• Task requirements: Restate the whole of the material. Keep every word, and drop the pictures.

((

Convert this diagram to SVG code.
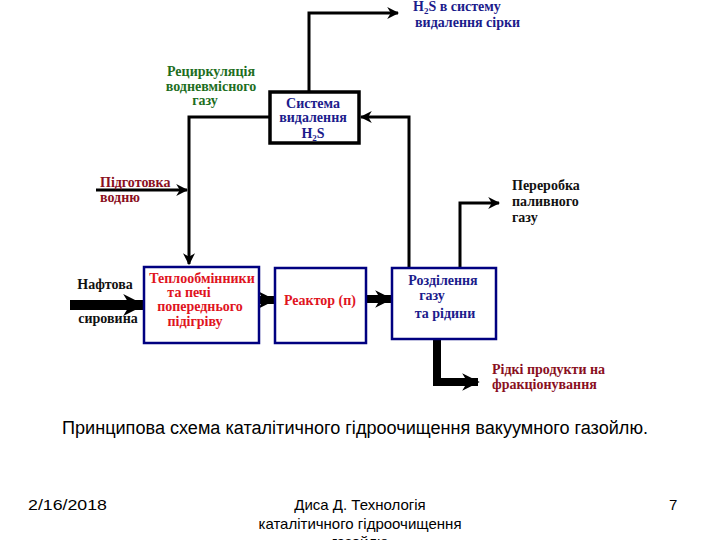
<svg xmlns="http://www.w3.org/2000/svg" width="720" height="540" viewBox="0 0 720 540">
<defs>
<marker id="ah" viewBox="0 0 10 10" refX="9" refY="5" markerWidth="4" markerHeight="4" markerUnits="strokeWidth" orient="auto">
<path d="M0,0 L10,5 L0,10 L3,5 Z" fill="#000"/>
</marker>
<marker id="ahs" viewBox="0 0 10 10" refX="9" refY="5" markerWidth="2.2" markerHeight="2.2" markerUnits="strokeWidth" orient="auto">
<path d="M0,0 L10,5 L0,10 L3,5 Z" fill="#000"/>
</marker>
</defs>
<style>
.box{fill:#fff;stroke:#000080;stroke-width:2.5}
.sys{fill:#fff;stroke:#000;stroke-width:3.5}
.t{font-family:'Liberation Serif','DejaVu Serif',serif;font-weight:700;font-size:14px}
.blue{fill:#1c1c8c}
.red{fill:#e0141e}
.dred{fill:#8a0f1e}
.green{fill:#1e6e1e}
.blk{fill:#111}
.ln{fill:none;stroke:#000;stroke-width:3}
.thick{fill:none;stroke:#000;stroke-width:8}
.cap{font-family:"Liberation Sans",Arial,sans-serif;font-size:18px;fill:#000}
.ft{font-family:"Liberation Sans",Arial,sans-serif;font-size:15px;fill:#000}
</style>
<rect width="720" height="540" fill="#fff"/>
<g id="connectors">
<path class="ln" d="M309,92 V13 H398" marker-end="url(#ah)"/>
<path class="ln" d="M270,117 H189 V264" marker-end="url(#ah)"/>
<path class="ln" d="M96,190 H187" marker-end="url(#ah)"/>
<path class="ln" d="M409,268 V117 H361" marker-end="url(#ah)"/>
<path class="ln" d="M460,268 V203 H499" marker-end="url(#ah)"/>
<path class="thick" style="stroke-width:10" d="M70,305 H143" marker-end="url(#ahs)"/>
<path class="thick" d="M259,300 H274" marker-end="url(#ahs)"/>
<path class="thick" d="M366,299 H391" marker-end="url(#ahs)"/>
<path class="thick" d="M437,339 V382 H478" marker-end="url(#ahs)"/>
</g>
<g id="sys-h2s">
<rect class="sys" x="270" y="92" width="89" height="51"/>
<text class="t blue" x="313" y="108" text-anchor="middle">Система</text>
<text class="t blue" x="313" y="122" text-anchor="middle">видалення</text>
<text class="t blue" x="313" y="138" text-anchor="middle">H<tspan font-size="9" dy="3">2</tspan><tspan dy="-3">S</tspan></text>
</g>
<g id="heat-exchangers">
<rect class="box" x="144" y="267" width="115" height="76"/>
<text class="t red" x="202" y="283" text-anchor="middle">Теплообмінники</text>
<text class="t red" x="189" y="297" text-anchor="middle">та печі</text>
<text class="t red" x="200" y="311" text-anchor="middle">попереднього</text>
<text class="t red" x="195" y="326" text-anchor="middle">підігріву</text>
</g>
<g id="reactor">
<rect class="box" x="275" y="268" width="91" height="75"/>
<text class="t red" x="320" y="305" text-anchor="middle">Реактор (п)</text>
</g>
<g id="separation">
<rect class="box" x="392" y="268" width="104" height="71"/>
<text class="t blue" x="443" y="285" text-anchor="middle">Розділення</text>
<text class="t blue" x="432" y="300" text-anchor="middle">газу</text>
<text class="t blue" x="445" y="318" text-anchor="middle">та рідини</text>
</g>
<g id="labels">
<text class="t blue" x="413" y="11">H<tspan font-size="9" dy="3">2</tspan><tspan dy="-3">S в систему</tspan></text>
<text class="t blue" x="415" y="27">видалення сірки</text>
<text class="t green" x="211" y="76" text-anchor="middle">Рециркуляція</text>
<text class="t green" x="211" y="91" text-anchor="middle">водневмісного</text>
<text class="t green" x="205" y="105" text-anchor="middle">газу</text>
<text class="t dred" x="100" y="187">Підготовка</text>
<text class="t dred" x="100" y="202">водню</text>
<text class="t blk" x="105" y="289" text-anchor="middle">Нафтова</text>
<text class="t blk" x="108" y="323" text-anchor="middle">сировина</text>
<text class="t blk" x="512" y="190">Переробка</text>
<text class="t blk" x="512" y="206">паливного</text>
<text class="t blk" x="512" y="222">газу</text>
<text class="t dred" x="492" y="374">Рідкі продукти на</text>
<text class="t dred" x="492" y="389">фракціонування</text>
</g>
<g id="caption">
<text class="cap" x="355" y="434" text-anchor="middle" textLength="586" lengthAdjust="spacingAndGlyphs">Принципова схема каталітичного гідроочищення вакуумного газойлю.</text>
<text class="ft" x="28" y="510" textLength="79" lengthAdjust="spacingAndGlyphs">2/16/2018</text>
<text class="ft" x="360" y="510" text-anchor="middle">Диса Д. Технологія</text>
<text class="ft" x="360" y="529" text-anchor="middle">каталітичного гідроочищення</text>
<text class="ft" x="360" y="547" text-anchor="middle">газойлю</text>
<text class="ft" x="669" y="510">7</text>
</g>
</svg>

))

• Complete answer:
Convert this diagram to SVG code.
<svg xmlns="http://www.w3.org/2000/svg" width="720" height="540" viewBox="0 0 720 540">
<defs>
<marker id="ah" viewBox="0 0 10 10" refX="9" refY="5" markerWidth="4" markerHeight="4" markerUnits="strokeWidth" orient="auto">
<path d="M0,0 L10,5 L0,10 L3,5 Z" fill="#000"/>
</marker>
<marker id="ahs" viewBox="0 0 10 10" refX="9" refY="5" markerWidth="2.2" markerHeight="2.2" markerUnits="strokeWidth" orient="auto">
<path d="M0,0 L10,5 L0,10 L3,5 Z" fill="#000"/>
</marker>
</defs>
<style>
.box{fill:#fff;stroke:#000080;stroke-width:2.5}
.sys{fill:#fff;stroke:#000;stroke-width:3.5}
.t{font-family:'Liberation Serif','DejaVu Serif',serif;font-weight:700;font-size:14px}
.blue{fill:#1c1c8c}
.red{fill:#e0141e}
.dred{fill:#8a0f1e}
.green{fill:#1e6e1e}
.blk{fill:#111}
.ln{fill:none;stroke:#000;stroke-width:3}
.thick{fill:none;stroke:#000;stroke-width:8}
.cap{font-family:"Liberation Sans",Arial,sans-serif;font-size:18px;fill:#000}
.ft{font-family:"Liberation Sans",Arial,sans-serif;font-size:15px;fill:#000}
</style>
<rect width="720" height="540" fill="#fff"/>
<g id="connectors">
<path class="ln" d="M309,92 V13 H398" marker-end="url(#ah)"/>
<path class="ln" d="M270,117 H189 V264" marker-end="url(#ah)"/>
<path class="ln" d="M96,190 H187" marker-end="url(#ah)"/>
<path class="ln" d="M409,268 V117 H361" marker-end="url(#ah)"/>
<path class="ln" d="M460,268 V203 H499" marker-end="url(#ah)"/>
<path class="thick" style="stroke-width:10" d="M70,305 H143" marker-end="url(#ahs)"/>
<path class="thick" d="M259,300 H274" marker-end="url(#ahs)"/>
<path class="thick" d="M366,299 H391" marker-end="url(#ahs)"/>
<path class="thick" d="M437,339 V382 H478" marker-end="url(#ahs)"/>
</g>
<g id="sys-h2s">
<rect class="sys" x="270" y="92" width="89" height="51"/>
<text class="t blue" x="313" y="108" text-anchor="middle">Система</text>
<text class="t blue" x="313" y="122" text-anchor="middle">видалення</text>
<text class="t blue" x="313" y="138" text-anchor="middle">H<tspan font-size="9" dy="3">2</tspan><tspan dy="-3">S</tspan></text>
</g>
<g id="heat-exchangers">
<rect class="box" x="144" y="267" width="115" height="76"/>
<text class="t red" x="202" y="283" text-anchor="middle">Теплообмінники</text>
<text class="t red" x="189" y="297" text-anchor="middle">та печі</text>
<text class="t red" x="200" y="311" text-anchor="middle">попереднього</text>
<text class="t red" x="195" y="326" text-anchor="middle">підігріву</text>
</g>
<g id="reactor">
<rect class="box" x="275" y="268" width="91" height="75"/>
<text class="t red" x="320" y="305" text-anchor="middle">Реактор (п)</text>
</g>
<g id="separation">
<rect class="box" x="392" y="268" width="104" height="71"/>
<text class="t blue" x="443" y="285" text-anchor="middle">Розділення</text>
<text class="t blue" x="432" y="300" text-anchor="middle">газу</text>
<text class="t blue" x="445" y="318" text-anchor="middle">та рідини</text>
</g>
<g id="labels">
<text class="t blue" x="413" y="11">H<tspan font-size="9" dy="3">2</tspan><tspan dy="-3">S в систему</tspan></text>
<text class="t blue" x="415" y="27">видалення сірки</text>
<text class="t green" x="211" y="76" text-anchor="middle">Рециркуляція</text>
<text class="t green" x="211" y="91" text-anchor="middle">водневмісного</text>
<text class="t green" x="205" y="105" text-anchor="middle">газу</text>
<text class="t dred" x="100" y="187">Підготовка</text>
<text class="t dred" x="100" y="202">водню</text>
<text class="t blk" x="105" y="289" text-anchor="middle">Нафтова</text>
<text class="t blk" x="108" y="323" text-anchor="middle">сировина</text>
<text class="t blk" x="512" y="190">Переробка</text>
<text class="t blk" x="512" y="206">паливного</text>
<text class="t blk" x="512" y="222">газу</text>
<text class="t dred" x="492" y="374">Рідкі продукти на</text>
<text class="t dred" x="492" y="389">фракціонування</text>
</g>
<g id="caption">
<text class="cap" x="355" y="434" text-anchor="middle" textLength="586" lengthAdjust="spacingAndGlyphs">Принципова схема каталітичного гідроочищення вакуумного газойлю.</text>
<text class="ft" x="28" y="510" textLength="79" lengthAdjust="spacingAndGlyphs">2/16/2018</text>
<text class="ft" x="360" y="510" text-anchor="middle">Диса Д. Технологія</text>
<text class="ft" x="360" y="529" text-anchor="middle">каталітичного гідроочищення</text>
<text class="ft" x="360" y="547" text-anchor="middle">газойлю</text>
<text class="ft" x="669" y="510">7</text>
</g>
</svg>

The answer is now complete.